Leaders should also keep version control in mind. A plan may be revised after funding changes, hiring delays, supplier issues, lease timing, or market feedback. Each revision should show what changed, why it changed, who approved it, and which future report should be used as the reference point. This does not make the plan rigid. It makes change explainable, which is essential when the plan is used for management review, advisor discussion, or investment oversight. A clear version history also helps new stakeholders understand why the plan changed.
How Cataligent Helps Through CAT4
Cataligent helps organizations turn business plans into governed execution models through CAT4. In this context, the focus is reporting discipline: tracking assumptions, owners, milestones, financial effect, approvals, and evidence in a controlled way.
Plans that involve investment, market entry, or operating change often connect to business transformation, transaction management, and internal organization when roles, responsibilities, and reporting rights must be clear.
CAT4 can support the platform layer by giving teams configurable workflows, role based access, reporting period control, financial tracking, document handling, and executive reporting. Cataligent supports the business layer by helping define the governance model so reporting does not depend on scattered files.
- Measure ownership with sponsor, controller, function, business unit, and legal entity context.
- Planned versus actual tracking for milestones and financial values.
- Approval workflows for changes, implementation readiness, and investment decisions.
- Documents stored at task, measure, and parent hierarchy levels.
- Excel, PowerPoint, Word, PDF, XML, and CSV exports for reporting when needed.
The result is a better management structure for the business plan, while legal interpretation remains outside the scope of the platform and should be handled by qualified advisors.
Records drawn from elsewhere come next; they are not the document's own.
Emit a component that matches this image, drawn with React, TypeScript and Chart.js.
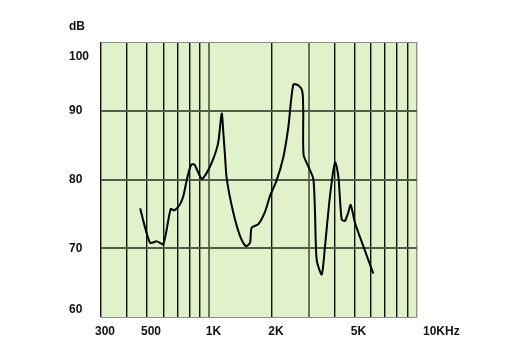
import React, { useEffect, useRef } from "react";
import { Chart, registerables } from "chart.js";

Chart.register(...registerables);

// Frequency (Hz) and level (dB)
const freqs = [463, 517, 557, 599, 650, 677, 721, 748, 782, 815, 845, 917, 971, 1043, 1102, 1145, 1166, 1188, 1211, 1302, 1403, 1499, 1568, 1597, 1719, 1851, 1957, 2108, 2267, 2398, 2534, 2678, 2801, 2830, 2840, 2993, 3164, 3224, 3286, 3474, 3603, 3808, 4026, 4176, 4335, 4498, 4664, 4791, 5025, 5511, 6158];
const levels = [75.8, 70.8, 71.0, 70.6, 75.7, 75.5, 76.4, 77.6, 80.3, 82.1, 82.2, 80.1, 81.0, 83.0, 85.4, 89.6, 86.8, 83.4, 80.1, 75.2, 71.8, 70.3, 70.8, 73.0, 73.5, 75.3, 77.6, 79.9, 83.2, 87.6, 93.8, 93.7, 92.8, 89.9, 83.6, 81.9, 80.1, 75.2, 68.3, 66.2, 70.3, 77.6, 82.5, 80.5, 74.2, 74.0, 75.2, 76.3, 73.7, 70.3, 66.3];

// Axis ticks
const xGridTicks = [300, 400, 500, 600, 700, 800, 900, 1000, 2000, 3000, 4000, 5000, 6000, 7000, 8000, 9000, 10000];
const xLabelTicks = [300, 500, 1000, 2000, 5000, 10000];
const xLabelTexts = ["300", "500", "1K", "2K", "5K", "10KHz"];
const yTicks = [60, 70, 80, 90, 100];
const yUnit = "dB";

const FONT = "bold 12px 'Liberation Sans', Arial, sans-serif";

export default function App() {
  const ref = useRef<HTMLCanvasElement | null>(null);

  useEffect(() => {
    if (!ref.current) return;
    const bgPlugin = {
      id: "bg",
      beforeDraw(chart: any) {
        const { ctx, chartArea: a } = chart;
        ctx.save();
        ctx.fillStyle = "#e1f1ca";
        ctx.fillRect(a.left, a.top, a.right - a.left, a.bottom - a.top);
        ctx.restore();
      },
    };
    const labelPlugin = {
      id: "labels",
      afterDraw(chart: any) {
        const { ctx, chartArea: a } = chart;
        const xs = chart.scales.x;
        const ys = chart.scales.y;
        ctx.save();
        ctx.font = FONT;
        ctx.fillStyle = "#111";
        ctx.textBaseline = "middle";
        ctx.textAlign = "left";
        yTicks.forEach((v) => {
          let py = ys.getPixelForValue(v);
          py = Math.max(a.top + 15, Math.min(a.bottom - 7, py));
          ctx.fillText(String(v), a.left - 32, py);
        });
        ctx.fillText(yUnit, a.left - 32, a.top - 15);
        xLabelTicks.forEach((v, i) => {
          const px = xs.getPixelForValue(v);
          if (i === xLabelTicks.length - 1) {
            ctx.textAlign = "left";
            ctx.fillText(xLabelTexts[i], px + 6, a.bottom + 15);
          } else {
            ctx.textAlign = "center";
            ctx.fillText(xLabelTexts[i], px + 4, a.bottom + 15);
          }
        });
        ctx.restore();
      },
    };

    const chart = new Chart(ref.current, {
      type: "line",
      data: {
        datasets: [
          {
            data: freqs.map((f, i) => ({ x: f, y: levels[i] })),
            borderColor: "#000",
            borderWidth: 2,
            pointRadius: 0,
            tension: 0.25,
            fill: false,
          },
        ],
      },
      options: {
        animation: false,
        responsive: false,
        maintainAspectRatio: false,
        layout: { padding: { left: 101, top: 42, right: 91, bottom: 46 } },
        plugins: { legend: { display: false }, tooltip: { enabled: false } },
        scales: {
          x: {
            type: "logarithmic",
            min: 300,
            max: 10000,
            afterBuildTicks: (s: any) => {
              s.ticks = xGridTicks.map((v) => ({ value: v }));
            },
            ticks: { display: false },
            border: { display: false },
            grid: {
              drawTicks: false,
              color: (c: any) => {
                const v = c.tick?.value;
                if (v === 10000) return "#8e8e8e";
                if (v === 1000 || v === 3000) return "#66755a";
                return "#111";
              },
              lineWidth: (c: any) => {
                const v = c.tick?.value;
                if (v === 1000 || v === 3000) return 2;
                return 1.4;
              },
            },
          },
          y: {
            type: "linear",
            min: 60,
            max: 100,
            afterBuildTicks: (s: any) => {
              s.ticks = yTicks.map((v) => ({ value: v }));
            },
            ticks: { display: false },
            border: { display: false },
            grid: {
              drawTicks: false,
              color: (c: any) => {
                const v = c.tick?.value;
                if (v === 60 || v === 100) return "#8e8e8e";
                return "#4e5d45";
              },
              lineWidth: (c: any) => {
                const v = c.tick?.value;
                if (v === 60 || v === 100) return 1;
                return 2;
              },
            },
          },
        },
      },
      plugins: [bgPlugin, labelPlugin],
    });
    return () => chart.destroy();
  }, []);

  return (
    <div style={{ position: "fixed", left: 0, top: 0, width: 508, height: 363, background: "#fff" }}>
      <canvas ref={ref} width={508} height={363} style={{ width: 508, height: 363, display: "block" }} />
    </div>
  );
}
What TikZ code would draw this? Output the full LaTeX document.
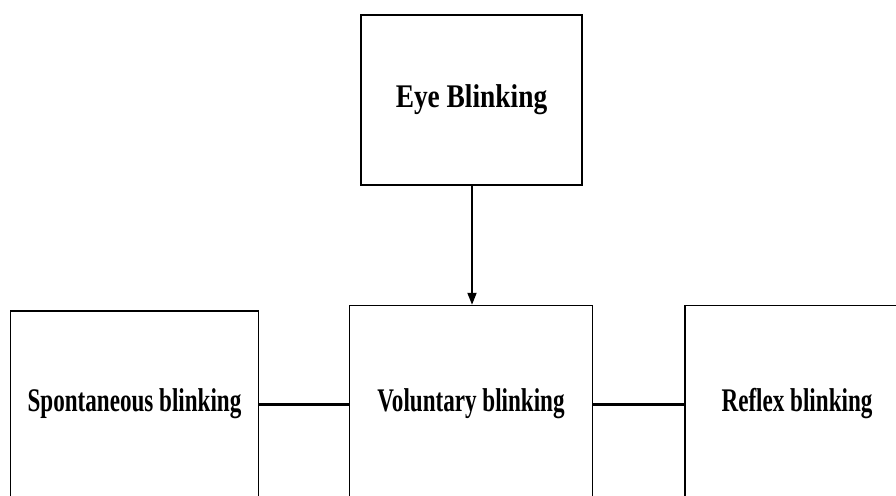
\documentclass[tikz,border=0pt]{standalone}
\usepackage{fontspec}
\setmainfont{Liberation Serif}
\newfontfamily\boxfont[FakeStretch=0.70]{Liberation Serif}
\newfontfamily\topfont[FakeStretch=0.83]{Liberation Serif}
\usetikzlibrary{arrows.meta,positioning,calc}
\tikzset{
  nodebox/.style={draw=black, line width=1.5pt, fill=white, align=center, inner sep=2pt},
  toptxt/.style={font=\topfont\bfseries\fontsize{33}{36}\selectfont},
  bottxt/.style={font=\boxfont\bfseries\fontsize{33}{36}\selectfont},
  edge/.style={-{Triangle[length=12pt,width=9pt]}, line width=1.8pt},
  link/.style={line width=3pt},
}
\begin{document}
\begin{tikzpicture}[x=1pt, y=-1pt]
  \useasboundingbox (0,0) rectangle (896,495);
  \clip (0,0) rectangle (896,495);

  %% ---- top box ----
  \node[nodebox, toptxt, minimum width=221pt, minimum height=170pt] (eye) at (471.5,100) {Eye Blinking};

  %% ---- bottom row (boxes run past the lower edge) ----
  \node[nodebox, bottxt, minimum width=243pt, minimum height=197pt] (vol) at (471,404) {Voluntary blinking};
  \node[nodebox, bottxt, minimum width=248pt, minimum height=186pt] (spon) at (134.5,404) {Spontaneous blinking};
  \node[nodebox, bottxt, minimum width=224pt, minimum height=197pt] (refl) at (797,404) {Reflex blinking};

  \draw[edge] (eye.south -| 472,0) -- (vol.north -| 472,0);
  \draw[link] (spon.east) -- (vol.west);
  \draw[link] (vol.east) -- (refl.west);

\end{tikzpicture}
\end{document}
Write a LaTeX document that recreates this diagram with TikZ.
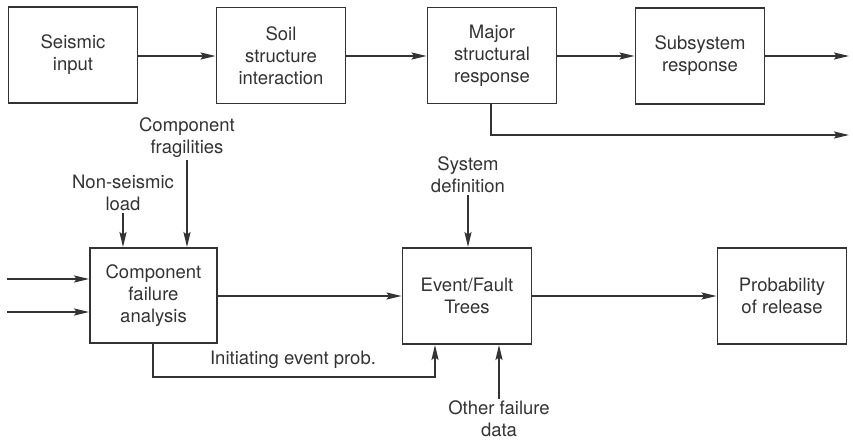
\documentclass[tikz,border=0pt]{standalone}
\usepackage{fontspec}
\setmainfont{TeX Gyre Heros}
\usetikzlibrary{arrows.meta}
\definecolor{ink}{HTML}{333333}
\tikzset{
  box/.style={draw=ink, line width=1.8pt, minimum width=129pt, minimum height=96pt, inner sep=0pt, align=center, text=ink, font=\fontsize{18.5}{22}\selectfont},
  lbl/.style={inner sep=2pt, align=center, text=ink, font=\fontsize{18.5}{22}\selectfont},
  conn/.style={draw=ink, line width=1.8pt, -{Stealth[length=15pt,width=7pt,inset=2.5pt]}},
  line/.style={draw=ink, line width=1.8pt}
}
\begin{document}
\begin{tikzpicture}[x=1pt,y=-1pt]
\useasboundingbox (0,0) rectangle (853,442);
% top row
\node[box] (seis) at (73,55) {Seismic\\input};
\node[box] (soil) at (281,55.5) {Soil\\structure\\interaction};
\node[box] (major) at (492,55.5) {Major\\structural\\response};
\node[box] (subs) at (700,56) {Subsystem\\response};
\coordinate (subsout) at (849,56);
\coordinate (majturn) at (491,135);
\coordinate (majout) at (849,135);
\draw[conn] (seis.east |- 0,56) -- (soil.west |- 0,56);
\draw[conn] (soil.east |- 0,56) -- (major.west |- 0,56);
\draw[conn] (major.east |- 0,56) -- (subs.west |- 0,56);
\draw[conn] (subs.east |- subsout) -- (subsout);
\draw[conn] (major.south -| majturn) -- (majturn) -- (majout);
% bottom row
\node[box, minimum width=127pt, minimum height=95pt] (comp) at (153.5,295.5) {Component\\failure\\analysis};
\node[box] (event) at (467,296) {Event/Fault\\Trees};
\node[box] (prob) at (782,296) {Probability\\of release};
\coordinate (in1) at (7,279);
\coordinate (in2) at (7,312);
\draw[conn] (in1) -- (comp.west |- in1);
\draw[conn] (in2) -- (comp.west |- in2);
\draw[conn] (comp.east |- 0,296) -- (event.west |- 0,296);
\draw[conn] (event.east |- 0,296) -- (prob.west |- 0,296);
% labels
\node[lbl] (frag) at (187,138) {Component\\fragilities};
\node[lbl] (nonseis) at (123,193) {Non-seismic\\load};
\node[lbl] (sysdef) at (468,175) {System\\definition};
\node[lbl] (other) at (499,419) {Other failure\\data};
\node[lbl] (init) at (293,360) {Initiating event prob.};
\draw[conn] (frag.south) -- (frag.south |- comp.north);
\draw[conn] (nonseis.south) -- (nonseis.south |- comp.north);
\draw[conn] (sysdef.south) -- (sysdef.south |- event.north);
\draw[conn] (other.north) -- (other.north |- event.south);
\coordinate (initdown) at (153,377);
\coordinate (initright) at (435,377);
\draw[conn] (comp.south -| initdown) -- (initdown) -- (initright) -- (initright |- event.south);
\end{tikzpicture}
\end{document}
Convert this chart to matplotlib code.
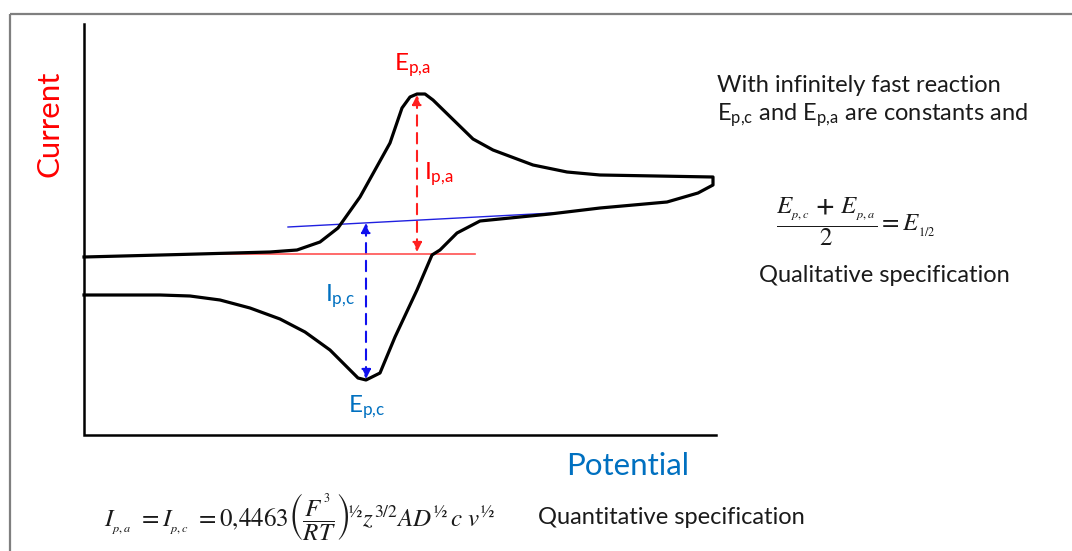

Ask Whether The Plan Can Be Managed After It Is Written
The value of an E2 visa business plan, from a business management perspective, depends on whether the plan can be tracked against real operating evidence. A strong reporting discipline helps leaders manage assumptions, changes, costs, milestones, and decisions over time.
If your business plan needs stronger operating governance, Cataligent can help you define the reporting model and use CAT4 to track ownership, milestones, financial data, approvals, and evidence in a controlled system.
FAQs
Q: Does this replace legal advice for an E2 visa business plan?
No, this article does not provide legal or immigration advice. It focuses only on business reporting discipline and execution governance around a plan.
Q: What should leaders track after adopting an E2 visa business plan?
They should track investment use, budget variance, revenue, hiring, operating milestones, dependencies, risks, approvals, and evidence. These elements help connect the plan to actual business execution.
Q: How can Cataligent support reporting discipline through CAT4?
Cataligent can help structure the governance model and configure CAT4 to track milestones, financial data, approvals, documents, and reports. This supports controlled execution without making legal or compliance guarantees.